I seriously doubt that Lewis would use the words “above” and “below”
with respect to masculine and feminine, because they don’t apply. They’re
the terms of people who can only think of a dance in terms of power—which
makes for a pretty poor dance.
The locus classicus
for his view of gender is, I think, the scene
toward the end of Perelandra
when Ransom sees the two eldila: Perelandra,
who is feminine, and Malacandra, who is masculine. The feminine eldil, Perelandra,
participates in equal majesty, dignity, authority, and so on, with the masculine
figure, Malacandra, but she has a receptiveness, a nurturing side. All these
words have become buzzwords now, but they weren’t when Lewis wrote them
in the 1940s.
I think he would feel that it’s turning things upside down to try to
come at the mystery of femininity and masculinity with a power glint in one’s
eye, or with an egalitarian, calculating set of categories to try to even up
the slices of the pie.
You see this mind in That Hideous Strength.

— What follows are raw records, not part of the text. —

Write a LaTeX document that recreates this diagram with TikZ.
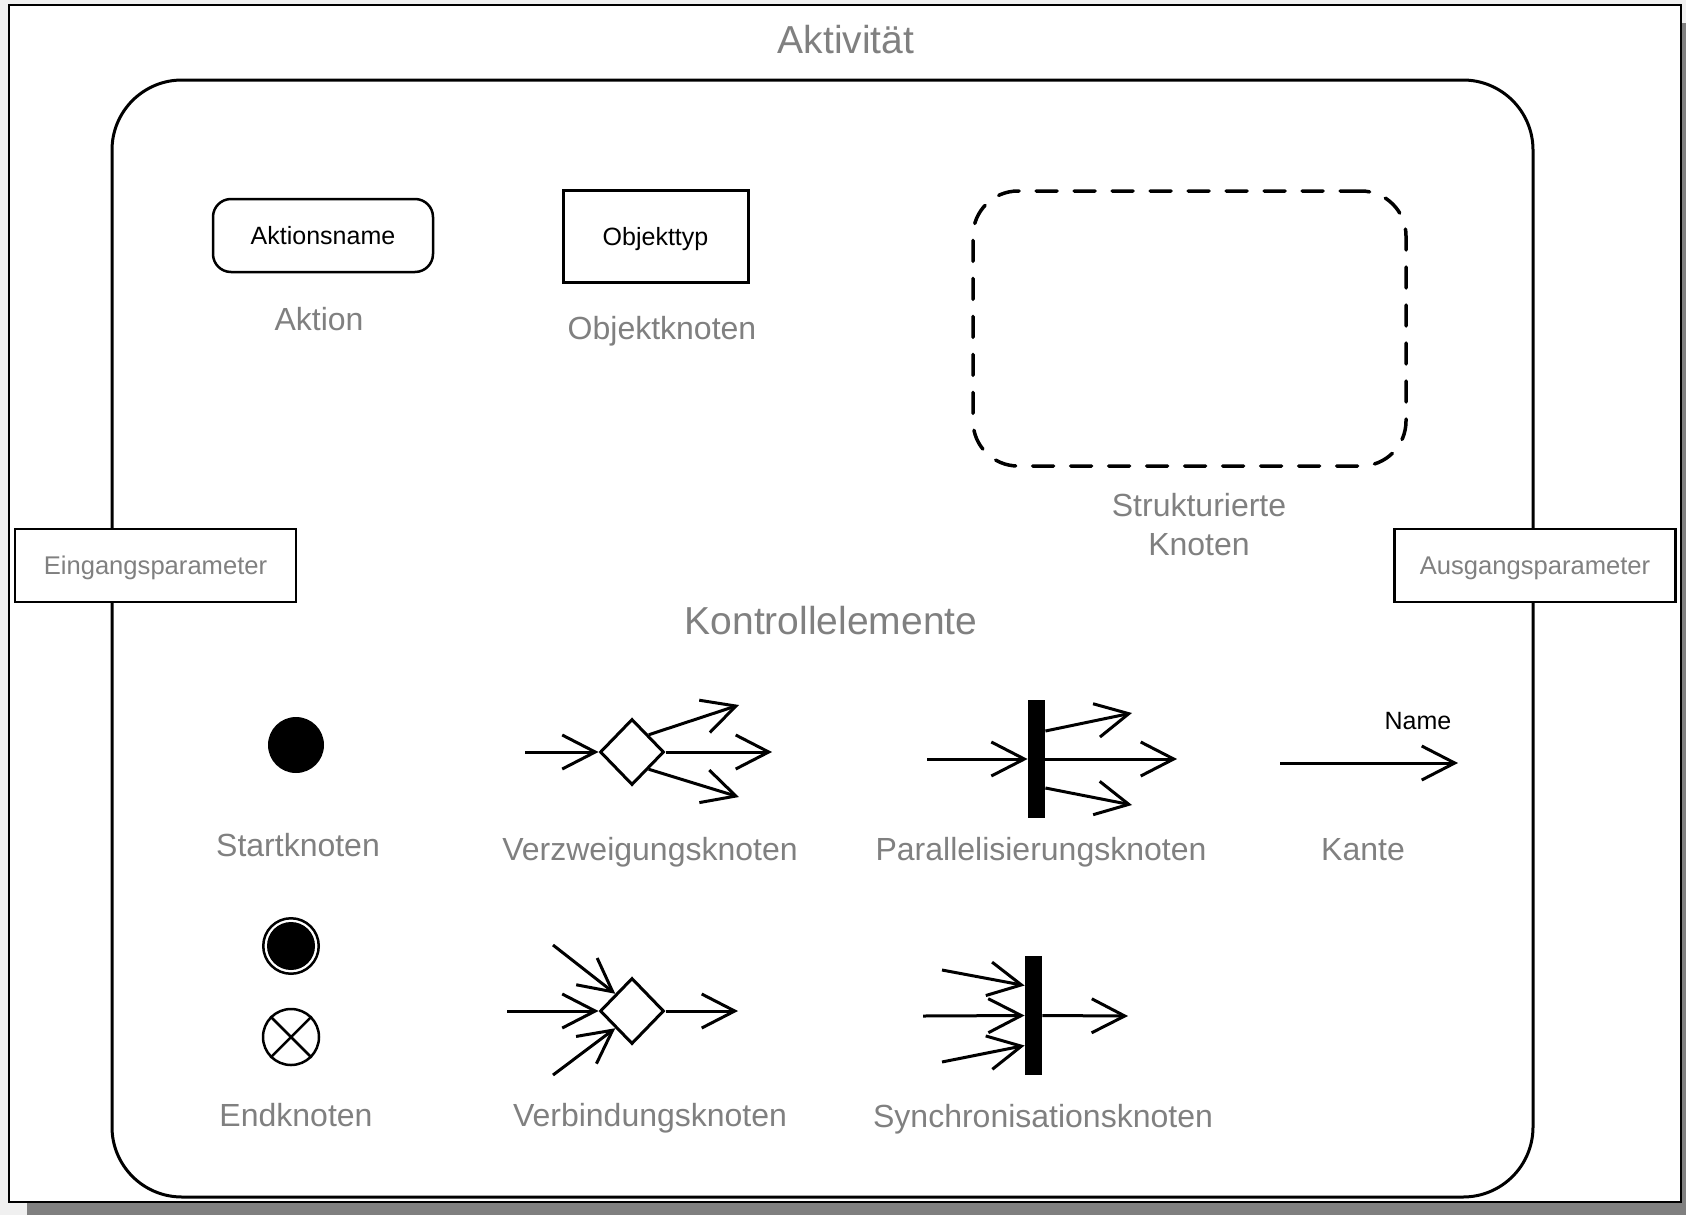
\documentclass[tikz,border=0pt]{standalone}
\usepackage{fontspec}
\setmainfont{Liberation Sans}
\usetikzlibrary{arrows.meta,shapes.geometric}
\definecolor{canvasgray}{RGB}{240,240,240}
\definecolor{shadowgray}{RGB}{128,128,128}
\definecolor{captiongray}{RGB}{128,128,128}
\tikzset{
  flow/.style={line width=1.5pt, -{Straight Barb[length=16.5pt,width=17pt]}},
  caption/.style={anchor=base, text=captiongray, inner sep=0pt, font=\fontsize{16}{19}\selectfont},
  heading/.style={caption, font=\fontsize{19.5}{23}\selectfont},
  inner text/.style={font=\fontsize{12.5}{15}\selectfont, text depth=0pt},
  activity/.style={draw, line width=1.5pt, rounded corners=35pt, minimum width=710.5pt, minimum height=558.5pt},
  parambox/.style={draw, fill=white, line width=1.4pt, minimum width=140.5pt, minimum height=36.5pt,
    text=captiongray, font=\fontsize{12.8}{15}\selectfont, text depth=0pt},
  actionbox/.style={draw, line width=1.25pt, rounded corners=9pt, minimum width=110pt, minimum height=36.5pt, inner text},
  objectbox/.style={draw, line width=1.5pt, minimum width=92.5pt, minimum height=46pt, inner text},
  structbox/.style={draw, line width=1.75pt, dash pattern=on 10.5pt off 8.5pt, line cap=round,
    rounded corners=22.5pt, minimum width=216.5pt, minimum height=137.5pt},
  startdot/.style={circle, fill=black, inner sep=0pt, minimum size=28pt},
  finalring/.style={circle, draw, line width=1.25pt, inner sep=0pt, minimum size=27.75pt},
  finaldot/.style={circle, fill=black, inner sep=0pt, minimum size=24pt},
  flowfinal/.style={circle, draw, line width=1.25pt, inner sep=0pt, minimum size=28pt},
  decision/.style={diamond, draw, line width=1.5pt, inner sep=0pt, minimum width=32pt, minimum height=33pt},
  syncbar/.style={rectangle, fill=black, inner sep=0pt, minimum width=8.5pt, minimum height=59pt},
}
\begin{document}
\begin{tikzpicture}[x=0.5pt,y=-0.5pt]
\useasboundingbox (0,0) rectangle (1686,1215);
% sheet with drop shadow
\fill[canvasgray] (0,0) rectangle (1686,1215);
\fill[shadowgray] (27,23) rectangle (1686,1215);
\draw[fill=white, line width=1pt] (9,5) rectangle (1681,1202);

% activity with its parameters
\node[heading] (title) at (846,53) {Aktivität};
\node[activity] (act) at (822.5,638.5) {};
\node[parambox] (inparam) at (155.5,565.5) {Eingangsparameter};
\node[parambox] (outparam) at (1535,565.5) {Ausgangsparameter};

% action, object node, structured node
\node[actionbox] (action) at (323,235.5) {Aktionsname};
\node[caption] (actionlbl) at (319,330) {Aktion};
\node[objectbox] (object) at (655.5,236) {Objekttyp};
\node[caption] (objectlbl) at (662,339) {Objektknoten};
\node[structbox] (struct) at (1189.5,328.5) {};
% base of a two-line node sits on its last line
\node[caption, align=center, font=\fontsize{16}{19.5}\selectfont] (structlbl) at (1199,555) {Strukturierte\\Knoten};

\node[heading] (ctrl) at (831,634) {Kontrollelemente};

% start node
\node[startdot] (start) at (296,745) {};
\node[caption] (startlbl) at (298,856) {Startknoten};

% decision node
\node[decision] (vz) at (632,752) {};
\coordinate (vz-in) at (525,752);
\coordinate (vz-up) at (739,705);
\coordinate (vz-mid) at (772,752);
\coordinate (vz-low) at (739,797);
\draw[flow] (vz-in) -- (vz.west);
\draw[flow] (vz.north east) -- (vz-up);
\draw[flow] (vz.east) -- (vz-mid);
\draw[flow] (vz.south east) -- (vz-low);
\node[caption] (vzlbl) at (650,860) {Verzweigungsknoten};

% fork node
\node[syncbar] (pf) at (1036.5,759) {};
\coordinate (pf-in) at (927,759);
\coordinate (pf-up) at (1132,713);
\coordinate (pf-mid) at (1177,759);
\coordinate (pf-low) at (1132,805);
\draw[flow] (pf-in) -- (pf.west);
\draw[flow] ([yshift=14pt]pf.east) -- (pf-up);
\draw[flow] (pf.east) -- (pf-mid);
\draw[flow] ([yshift=-14.5pt]pf.east) -- (pf-low);
\node[caption] (pflbl) at (1041,860) {Parallelisierungsknoten};

% edge
\coordinate (ka-from) at (1280,763);
\coordinate (ka-to) at (1458,763);
\draw[flow] (ka-from) -- (ka-to);
\node[anchor=base, inner sep=0pt, font=\fontsize{12.5}{15}\selectfont] (kaname) at (1418,729) {Name};
\node[caption] (kalbl) at (1363,860) {Kante};

% final nodes
\node[finalring] (final) at (291,946) {};
\node[finaldot] (finaldot) at (final.center) {};
\node[flowfinal] (ff) at (291,1037) {};
\draw[line width=1.25pt] (ff.north west) -- (ff.south east);
\draw[line width=1.25pt] (ff.north east) -- (ff.south west);
\node[caption] (endlbl) at (296,1126) {Endknoten};

% merge node
\node[decision] (vb) at (632,1011) {};
\coordinate (vb-up) at (553,945);
\coordinate (vb-mid) at (507,1011);
\coordinate (vb-low) at (553,1075);
\coordinate (vb-out) at (738,1011);
\draw[flow] (vb-up) -- (vb.north west);
\draw[flow] (vb-mid) -- (vb.west);
\draw[flow] (vb-low) -- (vb.south west);
\draw[flow] (vb.east) -- (vb-out);
\node[caption] (vblbl) at (650,1126) {Verbindungsknoten};

% join node
\node[syncbar, minimum height=59.5pt] (sy) at (1033.5,1015.5) {};
\coordinate (sy-up) at (942,970);
\coordinate (sy-mid) at (923,1016);
\coordinate (sy-low) at (942,1062);
\coordinate (sy-out) at (1128,1016);
\draw[flow] (sy-up) -- ([yshift=15pt]sy.west);
\draw[flow] (sy-mid) -- (sy.west);
\draw[flow] (sy-low) -- ([yshift=-15pt]sy.west);
\draw[flow] (sy.east) -- (sy-out);
\node[caption] (sylbl) at (1043,1127) {Synchronisationsknoten};
\end{tikzpicture}
\end{document}
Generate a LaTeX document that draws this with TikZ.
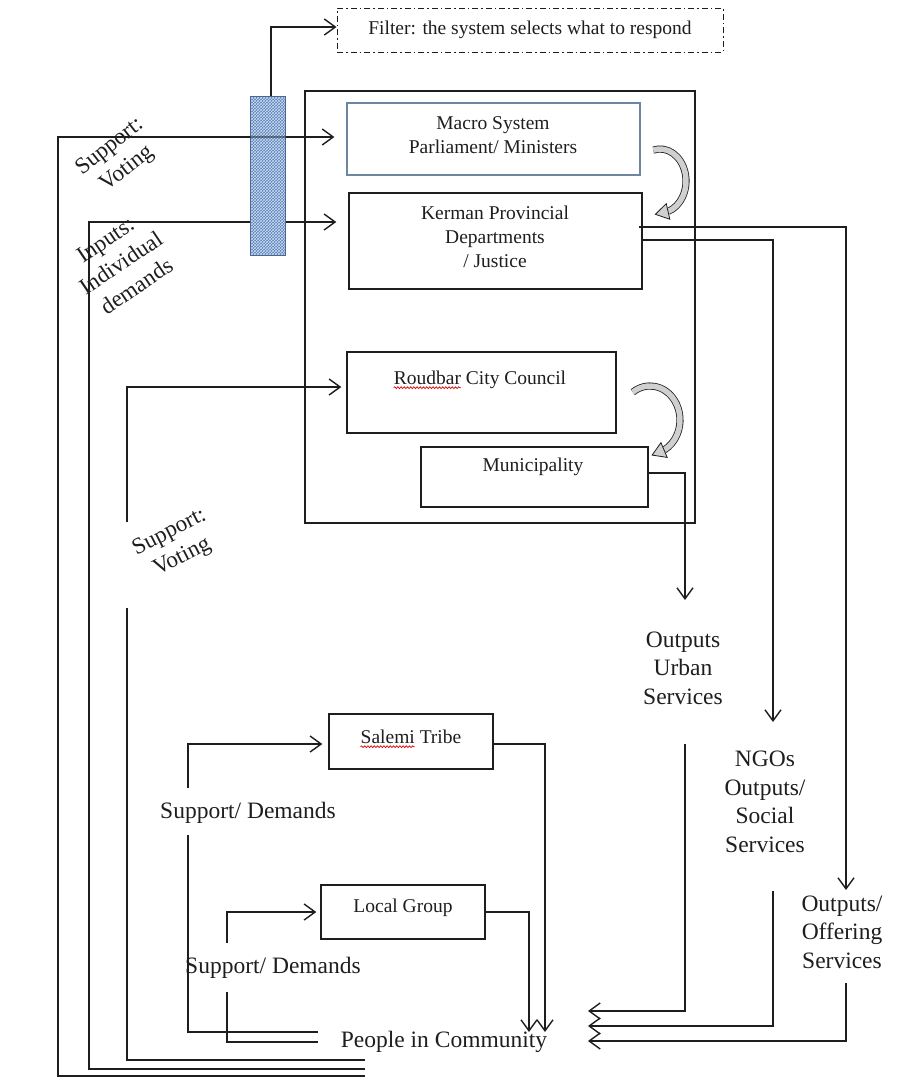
\documentclass[tikz,border=0pt]{standalone}
\usepackage{fontspec}
\setmainfont{Liberation Serif}
\usetikzlibrary{arrows.meta,calc,patterns,decorations.pathmorphing}
\definecolor{barblue}{RGB}{88,128,184}
\definecolor{barlight}{RGB}{205,222,242}
\definecolor{baredge}{RGB}{72,102,150}
\definecolor{macroedge}{RGB}{110,135,160}
\definecolor{bendfill}{RGB}{208,208,208}
\definecolor{ink}{RGB}{30,30,30}

\newlength\roudbarwd
\newlength\salemiwd
\newcommand\smallfont{\fontsize{19.5}{24}\selectfont}

% curved hollow arrow along an ellipse: centre x, centre y, x radius, y radius, start angle, end angle
\newcommand\bendarrow[6]{%
  \path (#1,#2) ++(#6:#3 and #4) coordinate (bP)
        (#1,#2) ++(#6+15:#3 and #4) coordinate (bQ);
  \draw[bendbody] (#1,#2) ++(#5:#3 and #4)
     arc[start angle=#5, end angle=#6, x radius=#3, y radius=#4];
  \coordinate (bT) at ($(bP)!13pt!(bQ)$);
  \draw[line width=0.8pt, draw=ink, fill=bendfill, line join=miter]
     ($(bP)!8pt!90:(bQ)$) -- (bT) -- ($(bP)!8pt!-90:(bQ)$) -- cycle;
}

\begin{document}
\settowidth\roudbarwd{\smallfont Roudbar}%
\settowidth\salemiwd{\smallfont Salemi}%
\begin{tikzpicture}[x=1pt,y=-1pt,
  every node/.style={text=ink, inner sep=0pt},
  box/.style={draw=ink, line width=1.4pt, inner sep=0pt},
  wire/.style={draw=ink, line width=1.4pt},
  conn/.style={wire, -{Straight Barb[length=11pt,width=16pt,line width=1.4pt]}},
  small/.style={font=\smallfont, align=center},
  big/.style={font=\fontsize{23.5}{28.5}\selectfont, align=center},
  tilted/.style={font=\fontsize{23}{28}\selectfont, align=center},
  squiggle/.style={draw=red!85!black, line width=0.7pt, decorate,
     decoration={snake, amplitude=0.9pt, segment length=3.2pt}},
  bendbody/.style={draw=ink, line width=0.8pt, double=bendfill, double distance=5.5pt},
]
\useasboundingbox (0,0) rectangle (912,1088);

% ---- filter note
\node[small, draw=ink, line width=1pt, dash pattern=on 6pt off 3pt on 1.5pt off 3pt,
      minimum width=386pt, minimum height=44pt] (filter) at (530,30)
      {Filter: the system selects what to respond};

% ---- political system and its bodies
\node[box, minimum width=390pt, minimum height=432pt] (system) at (500,307) {};
\node[box, draw=macroedge, line width=1.2pt, minimum width=293pt, minimum height=72pt] (macro) at (493.5,139) {};
\node[small] (macrotext) at (493,135) {Macro System\\Parliament/ Ministers};
\node[box, minimum width=293pt, minimum height=96pt] (kerman) at (495.5,241) {};
\node[small] (kermantext) at (495,237) {Kerman Provincial\\Departments\\/ Justice};
\node[box, minimum width=269pt, minimum height=81pt] (roudbar) at (481.5,392.5) {};
\node[small] (roudbartext) at (480,380) {Roudbar City Council};
\draw[squiggle] ([yshift=-3pt]roudbartext.base west) -- ([yshift=-3pt,xshift=\roudbarwd]roudbartext.base west);
\node[box, minimum width=227pt, minimum height=60pt] (municipality) at (534.5,477) {};
\node[small] (municipalitytext) at (533,467) {Municipality};

% ---- community groups
\node[box, minimum width=164pt, minimum height=55pt] (salemi) at (411,741.5) {};
\node[small] (salemitext) at (411,737) {Salemi Tribe};
\draw[squiggle] ([yshift=-3pt]salemitext.base west) -- ([yshift=-3pt,xshift=\salemiwd]salemitext.base west);
\node[box, minimum width=164pt, minimum height=54pt] (local) at (403,912) {};
\node[small] (localtext) at (403,908) {Local Group};
\node[big] (people) at (444,1042) {People in Community};

% ---- labels
\node[tilted, rotate=38] (sv1) at (119,158) {Support:\\Voting};
\node[tilted, rotate=34] (inp) at (121,263) {Inputs:\\Individual\\demands};
\node[tilted, rotate=27] (sv2) at (176,545) {Support:\\Voting};
\node[big] (urban) at (683,668) {Outputs\\Urban\\Services};
\node[big] (ngo) at (765,802) {NGOs\\Outputs/\\Social\\Services};
\node[big] (offer) at (842,932) {Outputs/\\Offering\\Services};
\node[big] (sd1) at (248,813) {Support/ Demands};
\node[big] (sd2) at (273,968) {Support/ Demands};

% ---- inputs from the community
\coordinate (pA) at (365,1076);
\coordinate (pB) at (365,1069);
\coordinate (pC) at (365,1060);
\coordinate (pD) at (318,1032);
\coordinate (pE) at (318,1042);
\draw[conn] (pA) -| (58,137) -- ([xshift=-12pt,yshift=2pt]macro.west);
\draw[conn] (pB) -| (89,222) -- ([xshift=-12pt,yshift=19pt]kerman.west);
\draw[wire] (pC) -| (127,608);
\draw[conn] (127,522) |- ([xshift=-5pt,yshift=5.5pt]roudbar.west);
\draw[wire] (pD) -| (188,835);
\draw[conn] (188,788) |- ([xshift=-6pt,yshift=-2.5pt]salemi.west);
\draw[wire] (pE) -| (227,992);
\draw[conn] (227,943) |- ([xshift=-4pt]local.west);

% ---- group feedback to people
\draw[conn] ([yshift=-2.5pt]salemi.east) -| (545,1032);
\draw[conn] (local.east) -| (529,1032);

% ---- outputs
\draw[conn] ([yshift=4pt]municipality.east) -| (685,600);
\draw[conn] (685,744) |- (588,1011);
\draw[conn] ([yshift=1pt]kerman.east) -| (773,722);
\draw[conn] (773,891) |- (588,1026);
\draw[conn] ([xshift=-4pt,yshift=14pt]kerman.east) -| (846,890);
\draw[conn] (846,983) |- (588,1041);

% ---- filter bar
\node[draw=baredge, line width=1pt, minimum width=35pt, minimum height=159pt,
      preaction={fill=barblue}, pattern=crosshatch, pattern color=barlight] (bar) at (267.5,175.5) {};
\draw[ink, line width=1.4pt, opacity=0.5] (bar.west |- 0,137) -- (bar.east |- 0,137);
\draw[conn] ([xshift=3.5pt]bar.north) |- ([yshift=3pt]filter.west);

% ---- transfer arrows between levels
\bendarrow{660}{181}{26}{32}{-105}{72}
\bendarrow{650}{420}{30}{34}{-125}{62}

\end{tikzpicture}
\end{document}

There’s a sense in which the entire book That
is a document in the case. Jane Studdock is clearly deeply
confused at the beginning of the book in her effort to avoid being thought of
as “little wifey”—and who wants to be thought of as little
wifey? Fairy Hardcastle calls her that.
But she doesn’t want to be identified with what she would think of as
stereotypes, but which are actually archetypes, having to do with womanhood
and being wife or mother, etc. She is an intellectual, she is writing her dissertation
on John Donne’s “triumphant vindication of the body,” and
yet poor Jane is a Gnostic without knowing it. She hasn’t got a clue
about the vindication of the body. She doesn’t know that her body will
turn out to be virtually Mark’s salvation, not just because he remembers
her with lust or concupiscence in the toils of Belbury, but because it is her
womanhood that stands with clarity and truth and good sense and resilience and
toughness over against the bottomless deception and disintegration that is Belbury.
It is Jane embodied
, not just the idea of Jane, not just Jane’s
intellect—far from it—but Jane as his spouse
Mark. And, of course, the very last paragraph of the book is, in one sense,
the beginning. We have now come up to the real beginning of the marriage. Mark
is about to be saved. He has escaped hell, and Jane is to be his salvation.